In sostanza, la ricorrente censura, ancora una volta in via subordinata, l’applicazione al caso di specie dell’art. 83, comma 2 della L.P. n. 13 del 1997 che dispone, per opere realizzate abusivamente ed adibite ad usi diversi da quello residenziale, l’applicazione di una sanzione commisurata al doppio del valore venale anziché l’applicazione dell’art. 41, comma 2, della legge n. 1150/1942 che stabilisce che la sanzione pecuniaria è pari al (solo) valore venale delle opere o loro parti abusivamente eseguite.

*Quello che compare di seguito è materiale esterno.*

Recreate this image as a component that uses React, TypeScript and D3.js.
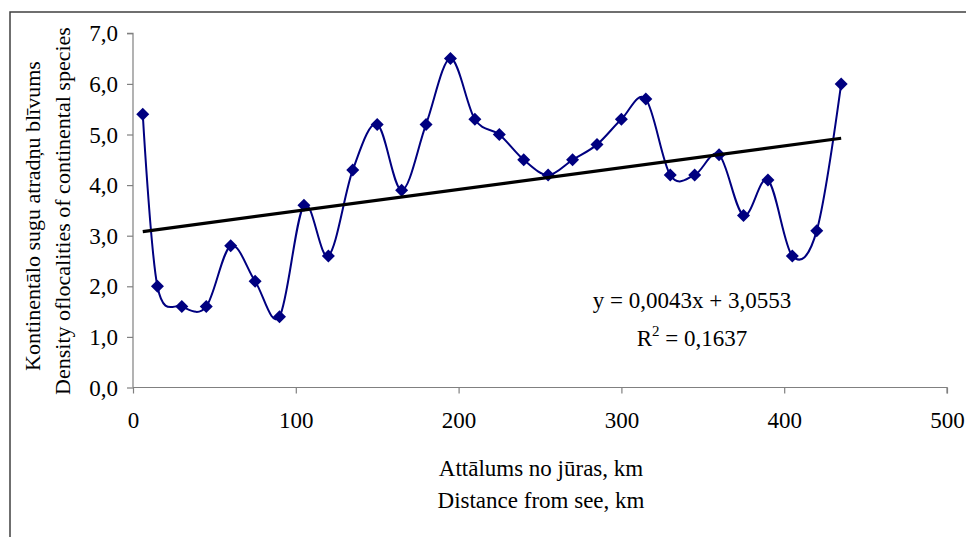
import React, { useEffect, useRef } from "react";
import * as d3 from "d3";

const distances = [6, 15, 30, 45, 60, 75, 90, 105, 120, 135, 150, 165, 180, 195, 210, 225, 240, 255, 270, 285, 300, 315, 330, 345, 360, 375, 390, 405, 420, 435];
const densities = [5.4, 2.0, 1.6, 1.6, 2.8, 2.1, 1.4, 3.6, 2.6, 4.3, 5.2, 3.9, 5.2, 6.5, 5.3, 5.0, 4.5, 4.2, 4.5, 4.8, 5.3, 5.7, 4.2, 4.2, 4.6, 3.4, 4.1, 2.6, 3.1, 6.0];
const xTicks = [0, 100, 200, 300, 400, 500];
const yTicks = [0, 1, 2, 3, 4, 5, 6, 7];
const trendSlope = 0.0043;
const trendIntercept = 3.0553;
const eqLabel = "y = 0,0043x + 3,0553";
const r2Label = "0,1637";

const FONT = "'Liberation Serif', 'Times New Roman', serif";

const Chart = () => {
  const ref = useRef<SVGSVGElement | null>(null);

  useEffect(() => {
    const svg = d3.select(ref.current);
    svg.selectAll("*").remove();

    const x = d3.scaleLinear().domain([0, 500]).range([133, 947]);
    const y = d3.scaleLinear().domain([0, 7]).range([387.5, 33.3]);

    // outer frame (top and left only visible)
    svg.append("path")
      .attr("d", "M10,537 L10,12 L966,12")
      .attr("fill", "none")
      .attr("stroke", "#404040")
      .attr("stroke-width", 1.5);

    // y axis
    const gy = svg.append("g").attr("transform", `translate(${x(0)},0)`)
      .call(d3.axisLeft(y).tickValues(yTicks).tickSize(6).tickFormat((d) => d3.format(".1f")(d as number).replace(".", ",")));
    gy.attr("font-family", null).attr("font-size", null);
    gy.select(".domain").attr("stroke", "#808080").attr("stroke-width", 1.2).attr("d", `M-6,${y(7)}H0V${y(0)}`);
    gy.selectAll(".tick line").attr("stroke", "#808080").attr("stroke-width", 1.2);
    gy.selectAll(".tick text").style("font-family", FONT).style("font-size", "23px").attr("fill", "#000").attr("x", -15).attr("dy", "0.33em");

    // x axis
    const gx = svg.append("g").attr("transform", `translate(0,${y(0)})`)
      .call(d3.axisBottom(x).tickValues(xTicks).tickSize(6).tickFormat(d3.format("d")));
    gx.attr("font-family", null).attr("font-size", null);
    gx.select(".domain").attr("stroke", "#808080").attr("stroke-width", 1.2).attr("d", `M${x(0)},0H${x(500)}V6`);
    gx.selectAll(".tick line").attr("stroke", "#808080").attr("stroke-width", 1.2);
    gx.selectAll(".tick text").style("font-family", FONT).style("font-size", "23px").attr("fill", "#000").attr("y", 40).attr("dy", null);

    // smoothed series
    const pts: [number, number][] = distances.map((d, i) => [d, densities[i]]);
    const line = d3.line<[number, number]>()
      .x((d) => x(d[0]))
      .y((d) => y(d[1]))
      .curve(d3.curveCatmullRom.alpha(0));
    svg.append("path")
      .attr("d", line(pts) as string)
      .attr("fill", "none")
      .attr("stroke", "#000080")
      .attr("stroke-width", 2);

    // diamond markers
    svg.append("g").selectAll("path").data(pts).enter().append("path")
      .attr("d", (d) => {
        const cx = x(d[0]), cy = y(d[1]), r = 6.5;
        return `M${cx},${cy - r}L${cx + r},${cy}L${cx},${cy + r}L${cx - r},${cy}Z`;
      })
      .attr("fill", "#000080");

    // trend line (drawn on top of the series)
    const tx0 = d3.min(distances) as number;
    const tx1 = d3.max(distances) as number;
    svg.append("line")
      .attr("x1", x(tx0)).attr("y1", y(trendSlope * tx0 + trendIntercept))
      .attr("x2", x(tx1)).attr("y2", y(trendSlope * tx1 + trendIntercept))
      .attr("stroke", "#000").attr("stroke-width", 3.2);

    const txt = (sel: d3.Selection<SVGTextElement, unknown, null, undefined>, size = 23) =>
      sel.style("font-family", FONT).style("font-size", `${size}px`).attr("fill", "#000");

    // equation
    svg.append("text").attr("x", 692).attr("y", 308).attr("text-anchor", "middle").call(txt).text(eqLabel);
    const r2 = svg.append("text").attr("x", 692).attr("y", 346).attr("text-anchor", "middle").call(txt);
    r2.append("tspan").text("R");
    r2.append("tspan").attr("dy", -10).style("font-size", "15px").text("2");
    r2.append("tspan").attr("dy", 10).text(" = " + r2Label);

    // axis titles
    svg.append("text").attr("x", 541).attr("y", 476).attr("text-anchor", "middle").call(txt).text("Attālums no jūras, km");
    svg.append("text").attr("x", 541).attr("y", 508).attr("text-anchor", "middle").call(txt).text("Distance from see, km");

    svg.append("text").attr("transform", "translate(40,216) rotate(-90)").attr("text-anchor", "middle")
      .call(txt, 22).text("Kontinentālo sugu atradņu blīvums");
    svg.append("text").attr("transform", "translate(70,211) rotate(-90)").attr("text-anchor", "middle")
      .call(txt, 22).text("Density oflocalities of continental species");
  });

  return <svg ref={ref} width={966} height={537} style={{ position: "absolute", left: 0, top: 0, background: "#fff" }} />;
};

export default function App() {
  return <Chart />;
}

A tal riguardo richiama l’orientamento giurisprudenziale che afferma che “le sanzioni amministrative comminate dalla l. n. 47/1985 non sono generalmente applicabili con effetto retroattivo e non possono perciò essere irrogate per costruzioni portate a compimento prima dell’entrata in vigore della fonte stessa” (cfr. Cons. Stato, Sez. V, 24.10.2013, n. 5158).

Premesso che la pronuncia fa riferimento testuale alla legge n. 47 del 1985 e non alla legge urbanistica n. 13 del 1997 della Provincia autonoma di Bolzano, e premesso altresì che le sanzioni amministrative, a differenza delle sanzioni penali, non hanno un contenuto meramente afflittivo bensì ripristinatorio della situazione antecedente all’illecito, va osservato che le violazioni in materia edilizia (ed urbanistica in generale) hanno carattere di illeciti permanenti che non si esauriscono nel momento di esecuzione dei lavori ma si protraggono nel tempo finché la situazione antigiuridica perdura.

Il Collegio ritiene pertanto di condividere e far proprio il diverso e maggioritario orientamento giurisprudenziale secondo il quale “per determinare la sfera di applicabilità della disciplina sanzionatoria sopravvenuta in materia di illeciti edilizi, deve aversi riguardo non alla data della costruzione abusiva, ma al momento in cui l’amministrazione opera la scelta tra demolizione e sanzione alternativa” (cfr. Cons. di Stato, Sez. V, n. 2544/2000;
id. n. 1060/2000;
id. n. 319/1998;
TAR Piemonte, Sez. I, n. 167/2003;
TAR Lombardia, Milano, Sez. IV n. 963/2010;
TAR Emilia Romagna, Bologna, Sez. II, n. 1636/2005;
Cons. Stato, Sez. V, n. 614/1999;
id. n. 2544/2000;
TAR Piemonte, Sez. I, n. 762/2004).

In conclusione, il ricorso, come integrato con motivi aggiunti, è infondato e, pertanto, va rigettato unitamente alle domande ivi contenute.

Le spese seguono la soccombenza e si liquidano in dispositivo.